From my time with roommates: Keep the Tupperware in order. Clean the toilet regularly. Paper towels are money down the drain. Dance parties are a go. Movie nights are much better with friends and extra butter on the popcorn. It’s better to do the dishes yourself than to be annoyed about them. Introduce yourself to the neighbors with homemade cookies. Don’t leave a mess in the living room. It’s worth the effort to put up Christmas décor, but be sure to take it down before February. Use the nice dishes now as they will likely get broken later. Have potted plants and keep the porch tidy. Always use a hair catch in the shower drain. Separate the rubbish and take it out before it stinks. Recycle. Cooking at home is better than eating out. Don’t lose the mail key. Eat real food, not too much, mostly vegetables.
Things moving forward: Learn how to compost. Spend more time in my home with the people I like. Make a space and a time for writing. Build a place of community with the people I like, doing the things that I like. Exercise. Play. Dance. Sing. Kiss. Don’t worry about measuring up to anyone else if you are enjoying doing what you are doing. Big dreams don’t have to take up a lot of space. Buy less. Make more.
While some of these things may seem piddling, life has taught me not to underestimate the importance of these small details. It is on these delicate balances that larger happiness rests. These details and freedoms breed feelings of peace, acceptance, and settlement.
Among the last words my mission president said to me were “never, never settle.” He was talking about making a choice on a husband. Boy, did I take it to heart. I do not regret not marrying any one I have met thus far, but perhaps there has been an element of fear wrapped up in my choice not to fall in love. Perhaps I have been prideful in my expectations. My best friend’s husband once said of me, “She’d fall in love if she ever stayed in once place long enough.” I think there may be some truth in that. In the last year I went on LOTS of dates. It’s been fun. I’ve discovered that there are men out there who genuinely like me for who I am. It stuns me a little every time I discover that. For one reason and another, it didn’t work out with any of those guys. One cause behind my singlehood is my constant view of my life being in flux. I am always half expecting to move in a year. Even as I sign lease documents on this new place I am questioning the decision. I love my job, but I still don’t know if I am supposed to stay in Arizona. Should I move back here to California and be closer to my mother? Is there a place where I am supposed to be? Is Mr. Right waiting in Salt Lake? Does anyone ever really feel settled or is everyone just pretending like they are sure they are in the right place?
I wonder if this is the curse of my generation. Being raised in the 80s and 90s I was taught to dream big and expect a wonderful life. But graduating and starting my career in the 2000s showed me that hard work and a degree are not the magical keys to prosperity and happiness they were purported to be. As it turns out, I have to make my own happiness, and it better not depend on having a Barbie Dream House.

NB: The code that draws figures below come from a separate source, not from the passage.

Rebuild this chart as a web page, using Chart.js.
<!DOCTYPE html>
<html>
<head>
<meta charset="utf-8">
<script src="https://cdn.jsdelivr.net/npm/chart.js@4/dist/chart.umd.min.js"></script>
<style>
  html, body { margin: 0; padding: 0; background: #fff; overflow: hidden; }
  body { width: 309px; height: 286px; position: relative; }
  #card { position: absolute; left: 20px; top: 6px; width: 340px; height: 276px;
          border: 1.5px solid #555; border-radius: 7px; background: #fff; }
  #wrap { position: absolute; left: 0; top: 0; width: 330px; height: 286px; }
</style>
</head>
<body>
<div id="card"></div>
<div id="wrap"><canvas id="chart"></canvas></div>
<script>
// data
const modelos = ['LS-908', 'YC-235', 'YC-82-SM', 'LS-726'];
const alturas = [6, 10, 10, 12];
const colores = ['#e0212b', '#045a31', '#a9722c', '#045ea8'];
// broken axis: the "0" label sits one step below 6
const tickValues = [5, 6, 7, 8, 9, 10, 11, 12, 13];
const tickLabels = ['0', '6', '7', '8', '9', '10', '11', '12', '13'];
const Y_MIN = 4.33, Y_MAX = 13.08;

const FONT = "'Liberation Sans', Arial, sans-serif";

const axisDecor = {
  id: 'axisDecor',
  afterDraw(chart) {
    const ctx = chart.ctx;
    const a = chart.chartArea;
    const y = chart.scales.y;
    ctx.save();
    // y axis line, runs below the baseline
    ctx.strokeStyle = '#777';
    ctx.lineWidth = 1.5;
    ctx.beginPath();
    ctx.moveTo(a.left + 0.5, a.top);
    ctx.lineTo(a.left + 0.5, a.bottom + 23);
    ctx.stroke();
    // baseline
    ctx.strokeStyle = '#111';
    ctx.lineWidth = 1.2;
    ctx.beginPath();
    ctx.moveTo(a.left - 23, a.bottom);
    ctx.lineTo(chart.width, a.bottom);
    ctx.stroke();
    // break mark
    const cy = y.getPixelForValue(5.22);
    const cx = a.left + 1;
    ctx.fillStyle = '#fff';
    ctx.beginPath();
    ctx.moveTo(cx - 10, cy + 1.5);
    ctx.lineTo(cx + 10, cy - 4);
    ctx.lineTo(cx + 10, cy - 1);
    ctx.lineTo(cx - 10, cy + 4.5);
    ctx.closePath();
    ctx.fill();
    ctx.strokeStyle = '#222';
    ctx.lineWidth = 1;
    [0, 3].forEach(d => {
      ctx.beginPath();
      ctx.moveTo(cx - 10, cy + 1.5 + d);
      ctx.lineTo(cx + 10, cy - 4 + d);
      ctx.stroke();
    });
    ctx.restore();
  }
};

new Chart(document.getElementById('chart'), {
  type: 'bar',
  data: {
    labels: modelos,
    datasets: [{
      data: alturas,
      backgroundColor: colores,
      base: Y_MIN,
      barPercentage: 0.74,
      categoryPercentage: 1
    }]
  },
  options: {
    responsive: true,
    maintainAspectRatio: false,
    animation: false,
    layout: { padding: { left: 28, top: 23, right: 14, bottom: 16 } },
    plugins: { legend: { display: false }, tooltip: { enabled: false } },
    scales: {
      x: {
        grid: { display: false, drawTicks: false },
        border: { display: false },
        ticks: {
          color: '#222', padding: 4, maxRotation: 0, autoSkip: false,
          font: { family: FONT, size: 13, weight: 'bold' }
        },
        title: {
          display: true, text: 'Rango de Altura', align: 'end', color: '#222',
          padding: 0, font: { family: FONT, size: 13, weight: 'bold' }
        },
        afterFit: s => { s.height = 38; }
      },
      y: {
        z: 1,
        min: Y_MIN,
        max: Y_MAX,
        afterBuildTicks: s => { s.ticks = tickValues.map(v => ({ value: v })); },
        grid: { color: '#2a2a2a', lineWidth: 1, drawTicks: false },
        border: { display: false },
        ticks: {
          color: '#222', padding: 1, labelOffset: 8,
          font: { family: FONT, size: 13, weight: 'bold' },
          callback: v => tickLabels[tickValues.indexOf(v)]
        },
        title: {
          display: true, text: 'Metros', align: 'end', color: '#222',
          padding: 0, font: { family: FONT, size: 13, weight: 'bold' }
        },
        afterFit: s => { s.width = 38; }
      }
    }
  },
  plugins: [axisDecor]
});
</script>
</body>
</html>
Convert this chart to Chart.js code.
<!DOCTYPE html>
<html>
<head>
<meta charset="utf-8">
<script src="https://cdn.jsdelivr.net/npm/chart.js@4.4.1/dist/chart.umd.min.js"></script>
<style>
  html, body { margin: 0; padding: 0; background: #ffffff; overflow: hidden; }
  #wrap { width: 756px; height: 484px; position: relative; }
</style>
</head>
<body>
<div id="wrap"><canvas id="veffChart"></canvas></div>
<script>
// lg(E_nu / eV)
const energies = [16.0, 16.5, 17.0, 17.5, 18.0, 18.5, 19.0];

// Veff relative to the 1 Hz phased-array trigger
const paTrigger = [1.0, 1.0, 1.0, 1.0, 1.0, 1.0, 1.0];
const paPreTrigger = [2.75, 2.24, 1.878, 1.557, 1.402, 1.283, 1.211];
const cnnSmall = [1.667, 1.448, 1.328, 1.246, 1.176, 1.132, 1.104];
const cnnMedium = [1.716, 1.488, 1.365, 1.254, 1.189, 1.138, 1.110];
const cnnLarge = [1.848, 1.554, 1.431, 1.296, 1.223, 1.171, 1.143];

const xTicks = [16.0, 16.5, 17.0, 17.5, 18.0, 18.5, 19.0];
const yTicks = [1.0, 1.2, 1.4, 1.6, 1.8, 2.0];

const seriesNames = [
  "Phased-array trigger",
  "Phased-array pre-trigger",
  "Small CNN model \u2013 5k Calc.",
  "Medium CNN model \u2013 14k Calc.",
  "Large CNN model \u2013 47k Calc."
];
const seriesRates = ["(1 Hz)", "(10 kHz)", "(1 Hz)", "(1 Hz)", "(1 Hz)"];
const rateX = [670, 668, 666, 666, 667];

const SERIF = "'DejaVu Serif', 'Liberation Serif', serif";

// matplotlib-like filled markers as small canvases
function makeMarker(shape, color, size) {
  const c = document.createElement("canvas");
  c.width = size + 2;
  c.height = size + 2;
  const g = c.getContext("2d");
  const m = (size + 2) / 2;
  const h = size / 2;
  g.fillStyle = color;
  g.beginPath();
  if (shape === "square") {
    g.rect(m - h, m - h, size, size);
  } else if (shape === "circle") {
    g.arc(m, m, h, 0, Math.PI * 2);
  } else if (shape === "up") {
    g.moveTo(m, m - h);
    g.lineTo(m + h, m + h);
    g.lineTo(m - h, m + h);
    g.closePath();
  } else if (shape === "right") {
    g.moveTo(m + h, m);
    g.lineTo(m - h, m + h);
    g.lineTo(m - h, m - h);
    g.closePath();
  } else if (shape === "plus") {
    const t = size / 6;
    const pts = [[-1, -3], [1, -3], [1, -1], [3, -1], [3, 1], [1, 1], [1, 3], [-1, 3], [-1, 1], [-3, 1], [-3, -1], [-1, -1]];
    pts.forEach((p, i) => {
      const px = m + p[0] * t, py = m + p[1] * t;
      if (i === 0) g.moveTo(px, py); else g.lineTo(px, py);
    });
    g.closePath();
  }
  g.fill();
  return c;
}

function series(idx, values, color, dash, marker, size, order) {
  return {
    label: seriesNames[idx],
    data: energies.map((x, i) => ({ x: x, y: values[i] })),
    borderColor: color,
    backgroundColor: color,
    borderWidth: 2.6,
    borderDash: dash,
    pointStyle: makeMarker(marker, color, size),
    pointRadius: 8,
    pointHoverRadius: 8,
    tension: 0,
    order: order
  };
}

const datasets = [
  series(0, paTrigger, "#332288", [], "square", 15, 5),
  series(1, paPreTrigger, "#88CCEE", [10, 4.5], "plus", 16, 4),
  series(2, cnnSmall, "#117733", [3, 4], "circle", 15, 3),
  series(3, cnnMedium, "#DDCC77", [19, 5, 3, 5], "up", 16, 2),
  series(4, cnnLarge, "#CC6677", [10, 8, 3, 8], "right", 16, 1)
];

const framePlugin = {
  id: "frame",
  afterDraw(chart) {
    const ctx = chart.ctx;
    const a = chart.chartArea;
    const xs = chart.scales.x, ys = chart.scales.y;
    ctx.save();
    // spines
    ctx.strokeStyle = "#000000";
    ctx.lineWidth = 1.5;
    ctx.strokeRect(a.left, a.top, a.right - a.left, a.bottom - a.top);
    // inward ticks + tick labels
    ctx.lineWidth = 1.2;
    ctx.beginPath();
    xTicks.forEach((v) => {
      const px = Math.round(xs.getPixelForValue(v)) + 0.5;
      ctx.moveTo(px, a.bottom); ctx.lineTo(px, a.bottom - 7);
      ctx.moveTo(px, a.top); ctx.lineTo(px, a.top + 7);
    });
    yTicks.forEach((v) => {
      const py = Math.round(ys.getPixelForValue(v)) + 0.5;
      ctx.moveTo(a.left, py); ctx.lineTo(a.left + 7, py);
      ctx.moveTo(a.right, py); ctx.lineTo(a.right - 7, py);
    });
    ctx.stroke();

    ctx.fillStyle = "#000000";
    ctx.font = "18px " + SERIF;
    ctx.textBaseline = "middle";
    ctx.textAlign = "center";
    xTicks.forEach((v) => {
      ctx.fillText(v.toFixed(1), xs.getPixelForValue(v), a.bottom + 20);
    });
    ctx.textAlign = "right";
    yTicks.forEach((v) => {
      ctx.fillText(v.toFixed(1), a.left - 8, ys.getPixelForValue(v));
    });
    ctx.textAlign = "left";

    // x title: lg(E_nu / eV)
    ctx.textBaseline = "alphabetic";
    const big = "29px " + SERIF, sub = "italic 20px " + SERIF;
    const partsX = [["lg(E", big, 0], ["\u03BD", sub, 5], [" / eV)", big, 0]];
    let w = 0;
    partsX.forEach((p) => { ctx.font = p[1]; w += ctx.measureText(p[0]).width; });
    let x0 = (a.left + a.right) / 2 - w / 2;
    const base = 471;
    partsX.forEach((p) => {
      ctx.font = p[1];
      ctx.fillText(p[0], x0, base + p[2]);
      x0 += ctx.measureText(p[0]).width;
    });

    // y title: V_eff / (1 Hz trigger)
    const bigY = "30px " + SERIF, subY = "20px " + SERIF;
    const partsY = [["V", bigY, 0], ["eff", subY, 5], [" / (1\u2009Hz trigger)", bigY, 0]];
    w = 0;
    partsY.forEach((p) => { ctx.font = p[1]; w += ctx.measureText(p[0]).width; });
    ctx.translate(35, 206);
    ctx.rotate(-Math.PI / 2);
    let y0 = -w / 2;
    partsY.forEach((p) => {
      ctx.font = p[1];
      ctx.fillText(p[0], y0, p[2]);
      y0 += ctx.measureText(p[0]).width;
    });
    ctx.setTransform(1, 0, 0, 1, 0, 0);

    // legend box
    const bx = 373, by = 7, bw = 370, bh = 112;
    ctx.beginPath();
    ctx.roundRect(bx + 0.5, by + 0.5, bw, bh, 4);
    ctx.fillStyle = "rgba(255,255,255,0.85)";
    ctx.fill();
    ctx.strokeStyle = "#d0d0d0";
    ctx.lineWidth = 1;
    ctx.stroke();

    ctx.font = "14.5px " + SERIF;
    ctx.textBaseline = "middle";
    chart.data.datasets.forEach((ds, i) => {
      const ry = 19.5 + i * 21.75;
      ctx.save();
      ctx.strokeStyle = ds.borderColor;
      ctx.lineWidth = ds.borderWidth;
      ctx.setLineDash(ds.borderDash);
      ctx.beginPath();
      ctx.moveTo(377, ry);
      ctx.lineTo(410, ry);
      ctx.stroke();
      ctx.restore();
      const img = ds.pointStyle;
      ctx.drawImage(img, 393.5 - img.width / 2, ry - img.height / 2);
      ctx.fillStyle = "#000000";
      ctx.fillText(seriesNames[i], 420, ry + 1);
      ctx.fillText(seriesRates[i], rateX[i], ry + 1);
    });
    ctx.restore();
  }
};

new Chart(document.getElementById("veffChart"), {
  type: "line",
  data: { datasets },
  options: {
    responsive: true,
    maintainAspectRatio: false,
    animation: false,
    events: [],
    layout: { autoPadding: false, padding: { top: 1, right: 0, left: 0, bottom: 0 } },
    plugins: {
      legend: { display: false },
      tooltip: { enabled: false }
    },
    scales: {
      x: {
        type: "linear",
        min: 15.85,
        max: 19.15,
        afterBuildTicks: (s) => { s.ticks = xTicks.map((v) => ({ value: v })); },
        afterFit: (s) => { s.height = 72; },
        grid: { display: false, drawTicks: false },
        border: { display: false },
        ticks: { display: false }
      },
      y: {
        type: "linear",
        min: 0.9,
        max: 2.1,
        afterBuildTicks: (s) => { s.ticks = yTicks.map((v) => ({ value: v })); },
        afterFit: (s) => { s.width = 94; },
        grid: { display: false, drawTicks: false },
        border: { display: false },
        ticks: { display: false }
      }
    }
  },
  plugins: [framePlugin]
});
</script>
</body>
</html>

Settling in might be connected to another new popular mantra, leaning in. (A book I will admit to admiring without reading.) One of my take-aways from it’s premise is to focus on what you can do here and now. Don’t start thinking about how maternity leave will impact your life until you are actually planning to have a baby. Don’t make judgements about a long term relationship after a first date. Don’t worry about what is going to happen next. Enjoy the moment as it is presented to you. Be present for the present. Be home.